Virgin Atlantic’s new Little Red domestic service will survive where BMI struggled due to its feed onto long-haul routes at Heathrow.
The claim came from the airline’s new chief executive Craig Kreeger ahead of today’s formal launch of routes to the London hub from Scotland and Manchester.
The first flights began between Manchester and London on Easter Sunday, with Edinburgh joining the network on Friday and the Aberdeen route opening tomorrow (Tuesday).
But Kreeger will join airline founder Sir Richard Branson on the inaugural flight from Heathrow to Edinburgh today.
The former American Airlines executive told the Sunday Telegraph: “We’ve done this in a way that will work. BMI obviously struggled but they didn’t have the long-haul network to connect to.
“So it’s a completely different proposition from a business case standpoint to create a short-haul network that feeds a long-haul network the size of ours which gives the capability for it to be successful.”
He pointed to Virgin Atlantic’s tie-up with Delta Air Lines, which saw the US carrier take a 49% stake for £236 million in December, as being a “big deal”.
“From a British customer perspective, we’re going to offer a bunch of new destinations via Delta’s network and that will make us a more attractive airline,” Kreeger said.

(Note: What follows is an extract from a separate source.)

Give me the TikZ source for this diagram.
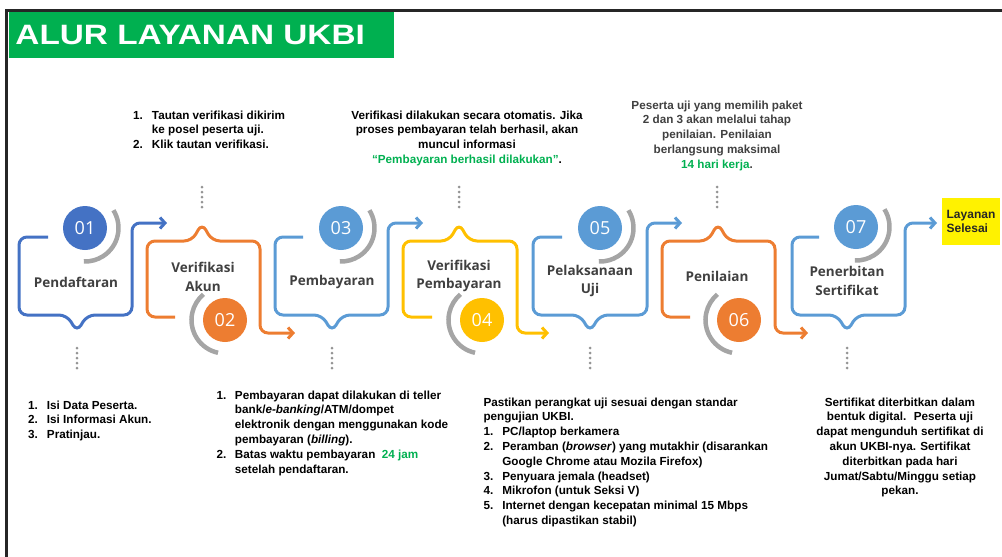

“But I think equally importantly, Delta will be able to offer our services to their frequent fliers, accounts, and travel agencies in the US, and that is going to lead to increased demand for our products on the US side.

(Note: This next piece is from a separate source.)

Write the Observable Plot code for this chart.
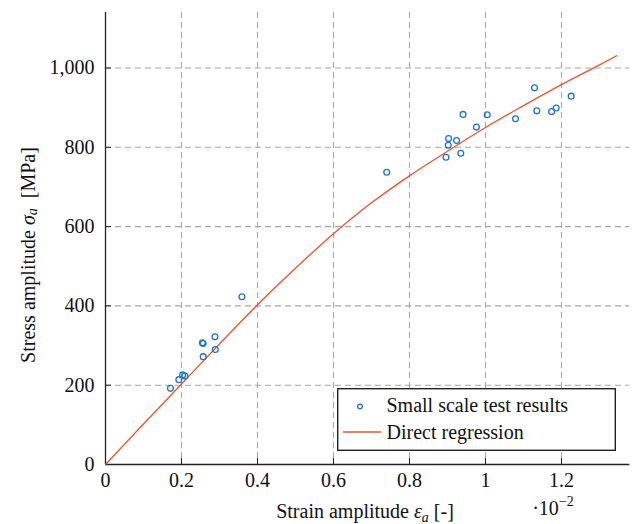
<!DOCTYPE html>
<html><head><meta charset="utf-8">
<script src="https://cdn.jsdelivr.net/npm/d3@7"></script>
<script src="https://cdn.jsdelivr.net/npm/@observablehq/plot@0.6"></script>
<style>
body{margin:0;background:#fff;}
#wrap{position:relative;width:632px;height:524px;font-family:'Liberation Serif','DejaVu Serif',serif;}
#wrap svg, #wrap svg text{font-family:'Liberation Serif','DejaVu Serif',serif !important;}
#legend{position:absolute;left:337px;top:388px;}
</style></head><body><div id="wrap"></div>
<script>
// Small scale test results (strain in 1e-2, stress in MPa)
const strain = [0.171, 0.193, 0.203, 0.209, 0.257, 0.257, 0.255, 0.288, 0.289, 0.359,
  0.740,
  1.129, 1.2255, 0.941, 1.0045, 1.079, 1.135, 1.174, 1.186, 0.976, 0.903, 0.924, 0.902, 0.896, 0.935];
const stress = [192, 214, 226, 223, 272, 305, 307, 322, 290, 423,
  737,
  950, 929, 883, 882, 872, 892, 890, 899, 851, 822, 817, 805, 775, 785];
// Direct regression curve
const fitStrain = [0, 0.1, 0.2, 0.3, 0.4, 0.5, 0.6, 0.7, 0.8, 0.9, 1.0, 1.1, 1.2, 1.3, 1.345];
const fitStress = [0, 102, 203, 304, 403, 495, 582, 660, 728, 790, 850, 905, 958, 1008, 1031];
const xTicks = [0, 0.2, 0.4, 0.6, 0.8, 1, 1.2];
const yTicks = [0, 200, 400, 600, 800, 1000];
const seriesNames = ["Small scale test results", "Direct regression"];
const colors = {points: "#1f74c6", line: "#e8552b"};

const pts = strain.map((x, i) => ({x, y: stress[i]}));
const fit = fitStrain.map((x, i) => ({x, y: fitStress[i]}));
const FONT = "'Liberation Serif', 'DejaVu Serif', serif";

const chart = Plot.plot({
  width: 632, height: 524,
  marginLeft: 105, marginRight: 2.6, marginTop: 12, marginBottom: 60,
  style: {fontFamily: FONT, fontSize: "20px", background: "white", color: "#111"},
  x: {domain: [0, 1.38]},
  y: {domain: [0, 1140]},
  marks: [
    Plot.gridX(xTicks.filter(d => d > 0), {stroke: "#a8a8a8", strokeOpacity: 1, strokeDasharray: "6,4", strokeWidth: 1.1}),
    Plot.gridY(yTicks.filter(d => d > 0), {stroke: "#a8a8a8", strokeOpacity: 1, strokeDasharray: "6,4", strokeWidth: 1.1}),
    Plot.axisX(xTicks, {tickSize: 6, dy: -6, tickPadding: 8, label: null, tickFormat: d => String(d), stroke: "#222", fontFamily: FONT}),
    Plot.axisY(yTicks, {tickSize: 6, dx: 6, tickPadding: 11, label: null, tickFormat: d3.format(","), stroke: "#222", fontFamily: FONT}),
    Plot.ruleY([0], {stroke: "#222", strokeWidth: 1.3}),
    Plot.ruleX([0], {stroke: "#222", strokeWidth: 1.3}),
    Plot.line(fit, {x: "x", y: "y", stroke: colors.line, strokeWidth: 1.3, curve: "monotone-x"}),
    Plot.dot(pts, {x: "x", y: "y", r: 2.9, stroke: colors.points, strokeWidth: 1.3, fill: "none"})
  ]
});
document.getElementById("wrap").appendChild(chart);

const svg = d3.select(chart);
// y label
const yl = svg.append("text")
  .attr("transform", "translate(28,255) rotate(-90)")
  .attr("text-anchor", "middle").attr("dominant-baseline", "central")
  .attr("font-size", 20).attr("fill", "#111");
yl.append("tspan").text("Stress amplitude ");
yl.append("tspan").attr("font-style", "italic").text("σ");
yl.append("tspan").attr("font-style", "italic").attr("font-size", 14).attr("dy", 4).text("a");
yl.append("tspan").attr("dy", -4).text("  [MPa]");
// x label
const xl = svg.append("text")
  .attr("x", 365).attr("y", 518)
  .attr("text-anchor", "middle").attr("font-size", 20).attr("fill", "#111");
xl.append("tspan").text("Strain amplitude ");
xl.append("tspan").attr("font-style", "italic").text("ε");
xl.append("tspan").attr("font-style", "italic").attr("font-size", 14).attr("dy", 4).text("a");
xl.append("tspan").attr("dy", -4).text(" [-]");
// exponent
const ex = svg.append("text").attr("x", 553).attr("y", 515).attr("font-size", 20).attr("fill", "#111");
ex.append("tspan").text("·10");
ex.append("tspan").attr("font-size", 14).attr("dy", -9).text("−2");

// legend
const lg = d3.select("#wrap").append("svg").attr("id", "legend").attr("width", 279).attr("height", 63);
lg.append("rect").attr("x", 0.7).attr("y", 0.7).attr("width", 277.6).attr("height", 61.6)
  .attr("fill", "white").attr("stroke", "#222").attr("stroke-width", 1.4);
lg.append("circle").attr("cx", 23).attr("cy", 18.5).attr("r", 2.3)
  .attr("fill", "none").attr("stroke", colors.points).attr("stroke-width", 1.3);
lg.append("line").attr("x1", 6).attr("x2", 44).attr("y1", 44).attr("y2", 44)
  .attr("stroke", colors.line).attr("stroke-width", 1.3);
lg.selectAll("text.lab").data(seriesNames).join("text")
  .attr("class", "lab")
  .attr("x", 49.5).attr("y", (d, i) => 17 + i * 27)
  .attr("dominant-baseline", "central")
  .attr("font-size", 20).attr("fill", "#111")
  .text(d => d);
</script></body></html>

“Those two things together really will position us to take advantage of the fact that we’ve got great customer service delivery that people want to fly on and now we’ll be able to offer people the opportunity to do more things.”
The airlines will begin to make the changes once anti-trust clearance has been granted – expected by the end of the year.
This will include co-ordinating transatlantic flight times to offer a better service and speaking to Heathrow about terminal locations, given Virgin and Delta operate from terminals 3 and 4 respectively.
Kreeger added that he hopes the airline will return to profitability within two years
Virgin Atlantic lost £80.2 million in the year to February 2012, and is expected to have lost between £125-£130 million in the year to February 2013, the newspaper reported.
He denied that there would be “wholesale redundancies” as a result.
“But that doesn’t mean there won’t be any, as individual departments are finding ways to become more effective,” said Kreeger.